Search code examples
javaregexcapturing-group

Regex capturing group doesn't recognise group(1) despite matches() true


I'm writing some simple (I thought) regex in Java to remove an asterisk or ampersand which occurs directly next to some specified punctuation.
This was my original code:

String ptr = "\\s*[\\*&]+\\s*";
String punct1 = "[,;=\\{}\\[\\]\\)]"; //need two because bracket rules different for ptr to left or right
String punct2 = "[,;=\\{}\\[\\]\\(]";

out = out.replaceAll(ptr+"("+punct1+")|("+punct2+")"+ptr,"$1");

Which instead of just removing the "ptr" part of the string, removed the punct too! (i.e. replaced the matched string with an empty string)
I examined further by doing:

String ptrStr = ".*"+ptr+"("+punct1+")"+".*|.*("+punct2+")"+ptr+".*";
Matcher m_ptrStr = Pattern.compile(ptrStr).matcher(out);

and found that:

m_ptrStr.matches() //returns true, but...
m_ptrStr.group(1) //returns null??

I have no idea what I'm doing wrong as I've used this exact method before with far more complicated regex and group(1) has always returned the captured group.
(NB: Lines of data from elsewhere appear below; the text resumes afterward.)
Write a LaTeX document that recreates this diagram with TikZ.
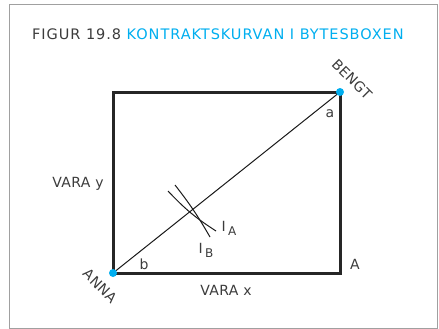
\documentclass[tikz,border=0pt]{standalone}
\usepackage{fontspec}
\setmainfont{DejaVu Sans}
\newfontfamily\titlefont[LetterSpace=6.5]{DejaVu Sans}
\newfontfamily\lblfont[LetterSpace=3]{DejaVu Sans}
\usepackage{tikz}
\usetikzlibrary{arrows.meta, calc, positioning}
\definecolor{figcyan}{RGB}{0,174,239}
\definecolor{figgray}{RGB}{60,60,60}
\definecolor{framegray}{RGB}{160,160,160}
\tikzset{
  boxline/.style={draw=black!85, line width=3pt},
  diagline/.style={draw=black!90, line width=1pt},
  icurve/.style={draw=black!90, line width=1pt},
  enddot/.style={circle, fill=figcyan, inner sep=0pt, minimum size=8pt},
  lbl/.style={font=\lblfont\fontsize{14}{16}\selectfont, text=figgray, inner sep=1pt},
  rlbl/.style={lbl, rotate=-45},
}

\begin{document}
\begin{tikzpicture}[x=1pt, y=-1pt]

% =====================================================================
%  FRAME AND TITLE
% =====================================================================
\useasboundingbox (0,0) rectangle (439,329);
\draw[framegray, line width=1pt] (9.5,4.5) rectangle (437,328.5);

\node[anchor=west, inner sep=0pt, font=\titlefont\fontsize{14.5}{16}\selectfont]
  (title) at (32,34) {\textcolor{figgray}{FIGUR 19.8} \textcolor{figcyan}{KONTRAKTSKURVAN I BYTESBOXEN}};

% =====================================================================
%  EDGEWORTH BOX
% =====================================================================
\coordinate (anna) at (113,273);
\coordinate (bengt) at (340,92);

\draw[boxline] (anna) rectangle (bengt);
\draw[diagline] (anna) -- (bengt);

% indifference curves through the contract curve
\coordinate (ia1) at (168,191);
\coordinate (ia2) at (216,231);
\coordinate (ib1) at (175,185);
\coordinate (ib2) at (210,237);
\draw[icurve] (ia1) to[bend right=7] (ia2);
\draw[icurve] (ib1) to[bend left=4] (ib2);

% end points
\node[enddot] (annadot) at (anna) {};
\node[enddot] (bengtdot) at (bengt) {};

% =====================================================================
%  LABELS
% =====================================================================
\node[rlbl] (annalbl) at (100,286) {ANNA};
\node[rlbl] (bengtlbl) at (352,79) {BENGT};

\node[lbl] (varay) at (78,184) {VARA y};
\node[lbl] (varax) at (226,290) {VARA x};
\node[lbl] (bigA) at (355,264) {A};
\node[lbl] (smalla) at (330,114) {a};
\node[lbl] (smallb) at (144,264) {b};

\node[lbl] (ialbl) at (229,228) {I\,\raisebox{-4pt}{\fontsize{12}{14}\selectfont A}};
\node[lbl] (iblbl) at (206,250) {I\,\raisebox{-4pt}{\fontsize{12}{14}\selectfont B}};

\end{tikzpicture}
\end{document}
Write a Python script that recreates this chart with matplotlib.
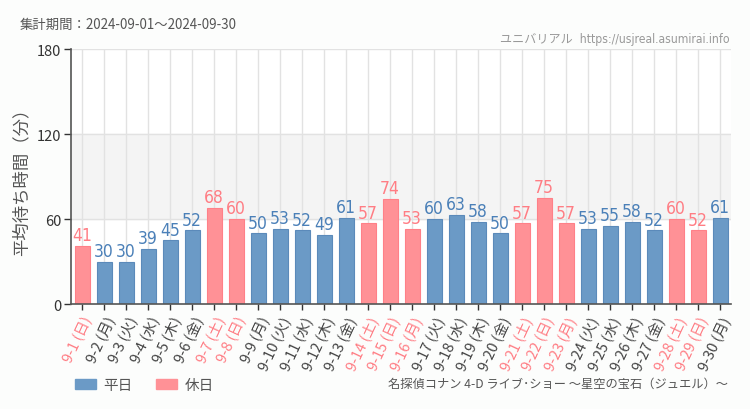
import matplotlib.pyplot as plt
import matplotlib.patches as mpatches

plt.rcParams['font.family'] = ['Noto Sans CJK JP', 'DejaVu Sans']

dates = ['9-1', '9-2', '9-3', '9-4', '9-5', '9-6', '9-7', '9-8', '9-9', '9-10',
         '9-11', '9-12', '9-13', '9-14', '9-15', '9-16', '9-17', '9-18', '9-19', '9-20',
         '9-21', '9-22', '9-23', '9-24', '9-25', '9-26', '9-27', '9-28', '9-29', '9-30']
weekdays = ['日', '月', '火', '水', '木', '金', '土', '日', '月', '火',
            '水', '木', '金', '土', '日', '月', '火', '水', '木', '金',
            '土', '日', '月', '火', '水', '木', '金', '土', '日', '月']
wait_min = [41, 30, 30, 39, 45, 52, 68, 60, 50, 53,
            52, 49, 61, 57, 74, 53, 60, 63, 58, 50,
            57, 75, 57, 53, 55, 58, 52, 60, 52, 61]
holiday = [1, 0, 0, 0, 0, 0, 1, 1, 0, 0,
           0, 0, 0, 1, 1, 1, 0, 0, 0, 0,
           1, 1, 1, 0, 0, 0, 0, 1, 1, 0]

BLUE = '#6b9ac6'
BLUE_EDGE = '#5b8aba'
BLUE_TXT = '#4b80b8'
PINK = '#ff9196'
PINK_EDGE = '#ff8088'
PINK_TXT = '#ff7d84'
TICK_TXT = '#444444'

fig = plt.figure(figsize=(7.5, 4.1), dpi=100)
fig.patch.set_facecolor('#fcfdfc')
ax = fig.add_axes([0.0947, 0.256, 0.88, 0.622])
ax.set_facecolor('white')

x = list(range(len(dates)))
ax.axhspan(60, 120, color='#f4f4f4', zorder=0)
for xi in x:
    ax.axvline(xi, color='#e2e2e2', lw=1, zorder=1)
for yv in (60, 120, 180):
    ax.axhline(yv, color='#e2e2e2', lw=1, zorder=1)

colors = [PINK if h else BLUE for h in holiday]
edges = [PINK_EDGE if h else BLUE_EDGE for h in holiday]
ax.bar(x, wait_min, width=0.68, color=colors, edgecolor=edges, linewidth=0.8, zorder=2)

for xi, v, h in zip(x, wait_min, holiday):
    ax.text(xi, v + 1.2, str(v), ha='center', va='bottom', fontsize=12.5,
            family='DejaVu Sans', stretch='condensed',
            color=PINK_TXT if h else BLUE_TXT, zorder=3)

ax.set_xlim(-0.5, len(dates) - 0.5)
ax.set_ylim(0, 180)
ax.set_yticks([0, 60, 120, 180])
ax.tick_params(axis='y', labelsize=10.5, colors='#333333', length=5, width=1, pad=2)
ax.tick_params(axis='x', length=4, width=1, colors='#333333', pad=3)
ax.set_xticks(x)
ax.set_xticklabels([f'{d} ({w})' for d, w in zip(dates, weekdays)],
                   rotation=65, ha='right', va='top', rotation_mode='anchor', fontsize=10.5)
for lbl, h in zip(ax.get_xticklabels(), holiday):
    lbl.set_color(PINK_TXT if h else TICK_TXT)
for lbl in ax.get_yticklabels():
    lbl.set_color('#333333')

for s in ('top', 'right'):
    ax.spines[s].set_visible(False)
for s in ('left', 'bottom'):
    ax.spines[s].set_color('#555555')
    ax.spines[s].set_linewidth(1.2)

ax.set_ylabel('平均待ち時間（分）', fontsize=12.5, color='#555555', labelpad=3)
ax.yaxis.set_label_coords(-0.062, 0.5)

fig.text(20 / 750, 1 - 25 / 410, '集計期間：2024-09-01～2024-09-30', fontsize=9.6,
         color='#555555', va='center', ha='left')
fig.text(730 / 750, 1 - 40 / 410, 'ユニバリアル  https://usjreal.asumirai.info', fontsize=8.7,
         color='#999999', va='center', ha='right', stretch='condensed',
         family=['DejaVu Sans', 'Noto Sans CJK JP'])
fig.text(728 / 750, 1 - 384 / 410, '名探偵コナン 4-D ライブ･ショー ～星空の宝石（ジュエル）～', fontsize=8.8,
         color='#555555', va='center', ha='right')

handles = [mpatches.Patch(color=BLUE, label='平日'), mpatches.Patch(color=PINK, label='休日')]
fig.legend(handles=handles, loc='center left', bbox_to_anchor=(62 / 750, 1 - 386 / 410),
           ncol=2, frameon=False, fontsize=10.5, handlelength=1.45, handleheight=0.75,
           columnspacing=1.6, handletextpad=0.5, labelcolor='#555555')

fig.savefig('out.png', dpi=100, facecolor=fig.get_facecolor())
There must be something I haven't been able to spot, so.. any ideas?


Solution

  • The problem is that you have an alternation with a capturing group on each side:

    (regex1)|(regex2)
    

    The matcher will start and search for a match using the first alternation; if not found, it will try the second alternation.

    However, those are still two groups, and only one will match. The one which will not match will return null, and this is what happens to you here.

    You therefore need to test both groups; since you have a match, at least one will not be null.